Robust APIs are weird

published	2020-06-18
reading time	4 mins
categories	it

My first full-time API testing experience was for SOAP services. There you learn what XSD is. You learn to love it.

Of course, you do! With server-side enabled validation based on a schema, you need not worry about stupid testing like checking what happens when you send 100 length string where expected maximum length is 50. Just make sure that XSD is correct.

After that witchcraft, testing RESTish APIs feels like going back in time. To the very manual times. But then you learn about JSON Schema (RAML, OpenAPI, etc) and you are happy again! Yay, we can turn on server-side validation and shove off stupid testing again.

The problem is that JSON and XML are different beasts. Assuming at face value that whatever is defined in schema should be blindly validated can be wrong.

Let me explain why. And don’t worry, I did the same mistake.

Here is a simple XML:

<?xml version="1.0"?>
<item>
  <name>Ring of the Wild Hunt</name>
  <tugrik>10</tugrik>
</item>

Take a good look at tugrik element. Without XSD you wouldn’t know the expected type. While it looks like something numeric, you can’t be sure. Maybe it’s a string like a name?

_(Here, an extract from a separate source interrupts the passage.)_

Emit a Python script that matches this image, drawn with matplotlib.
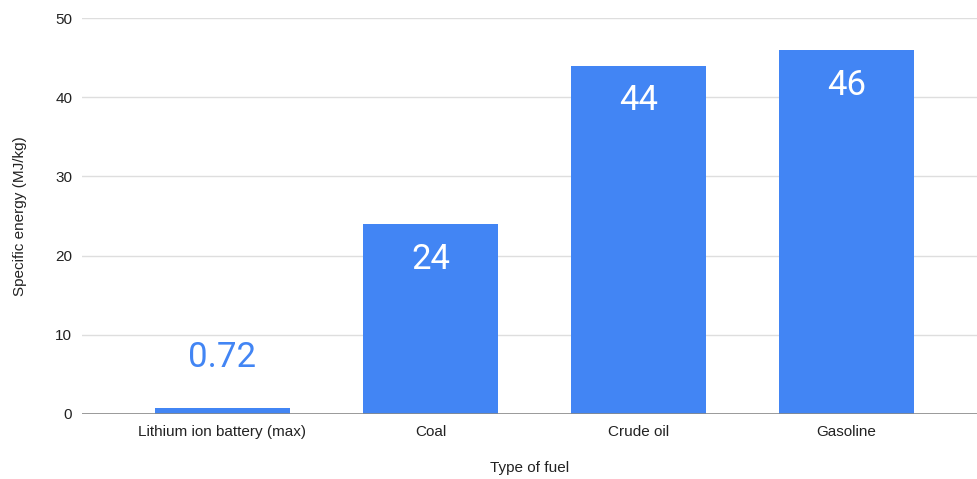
import matplotlib
matplotlib.use("Agg")
import matplotlib.pyplot as plt

fuels = ["Lithium ion battery (max)", "Coal", "Crude oil", "Gasoline"]
specific_energy = [0.72, 24, 44, 46]
value_labels = ["0.72", "24", "44", "46"]
y_ticks = [0, 10, 20, 30, 40, 50]

BLUE = "#4285F4"

fig = plt.figure(figsize=(9.77, 4.79), dpi=100)
ax = fig.add_axes([0.0839, 0.1357, 0.9161, 0.8267])

x = list(range(len(fuels)))
bars = ax.bar(x, specific_energy, width=0.65, color=BLUE, zorder=3)

ax.set_xlim(-0.675, 3.627)
ax.set_ylim(0, 50)
ax.set_yticks(y_ticks)
ax.set_xticks(x)
ax.set_xticklabels(fuels)

for spine in ax.spines.values():
    spine.set_visible(False)
ax.grid(axis="y", color="#dedede", linewidth=1, zorder=0)
ax.axhline(0, color="#8a8a8a", linewidth=1.2, zorder=4)
ax.tick_params(axis="both", length=0, labelsize=11, labelcolor="#222222",
               labelfontfamily="Liberation Sans")
ax.tick_params(axis="y", pad=7)
ax.tick_params(axis="x", pad=8)

for val, lab, xi in zip(specific_energy, value_labels, x):
    if val > 10:
        ax.annotate(lab, (xi, val), xytext=(0, -25.5), textcoords="offset points",
                    ha="center", va="center", color="white", fontsize=25,
                    family="Roboto", zorder=5)
    else:
        ax.annotate(lab, (xi, val), xytext=(0, 36.5), textcoords="offset points",
                    ha="center", va="center", color=BLUE, fontsize=25,
                    family="Roboto", zorder=5)

ax.set_xlabel("Type of fuel", fontsize=11, family="Liberation Sans",
              color="#222222", labelpad=16)
ax.set_ylabel("Specific energy (MJ/kg)", fontsize=11, family="Liberation Sans",
              color="#222222", labelpad=20)

fig.savefig("out.png", dpi=100, facecolor="white")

Addition of XSD clarifies that tugrik expects decimal value:

<?xml version="1.0"?>
<xs:schema xmlns:xs="http://www.w3.org/2001/XMLSchema" targetNamespace="https://www.w3schools.com" xmlns="https://www.w3schools.com" elementFormDefault="qualified">

<xs:element name="item">
  <xs:complexType>
    <xs:sequence>
      <xs:element name="name" type="xs:string"/>
      <xs:element name="tugrik" type="xs:decimal"/>
    </xs:sequence>
  </xs:complexType>
</xs:element>

</xs:schema>

Now, let’s convert the same document to JSON.

{
	"item": {
		"name": "Ring of the Wild Hunt",
		"tugrik": "10"
	}
}

Oh no, you say, that looks wrong! We know that tugrik is a number, so make it so:

{
	"item": {
		"name": "Ring of the Wild Hunt",
		"tugrik": 10
	}
}

Yet by doing that, now we don’t even need any JSON Schema to guess the type. No pesky little quotes — it’s a number!

Perhaps you see where this is going. XML documents are plain-text. Each element’s value is a simple string that frameworks cast into proper types using XSD.

So, if tugrik is defined as decimal field:

float("10") == 10.0
float("10.0") == 10.0
float("blah") --> Exception

Maybe there is a trimming in between too, so float(" 10 ".trim()) == 10.0.

Maybe our casting is incredibly smart and can do things like float("ten") == 10.0!

But I digress. The main point is that XML-based documents often go through casting mechanism. Validation fails only when casting could not be done.

JSONs are not plain-text. They already have some rudimentary types visible just by looking at them. If you add JSON Schema on top and use any not overly robust validator, the behavior will be different.

Because the simplest way to validate a JSON document is first to consume it with some common library that guesses types almost like we do: “does it have quotes around? string!” And only then, with already cast value, to compare its type with whatever is defined in a schema.

(Yes, yes, I do oversimplify internals)

x = parse(<json>) 
assert typeof(x) == 'float'

then for:

"tugrik": 10 passes
"tugrik": 10.0 passes
"tugrik": "10" fails
"tugrik": "blah" fails

Can you guess how really robust validators are different? Right! They make "tugrik": "10" to pass validation. Because they follow Postel’s law:

Be conservative in what you send, be liberal in what you accept.

While this statement is way more complex than puny little tester’s blog could handle, it’s important to know its existence and application. Following Postel’s law to any degree is a design choice.

If your service is designed to handle weak input like "tugrik": "10" as a valid number, it’s not a bug. If you send additional properties in the request and a service ignores them without throwing 4xx error, it’s not a bug either. It can be very well a feature.

And yes, there is definitely a way to do robustness wrong or overdo it. If you write a browser engine from scratch (why?), you’ll follow Postel’s law religiously. Another reason would be ensuring the maximum uptime of API clients. More successful requests they do and less work is required from them to connect to your product result in more profit.

So, when you explore new API, make sure you understand how’s and why’s around the design before filing bugs “Achtung, Achtung, no validation!!!1”.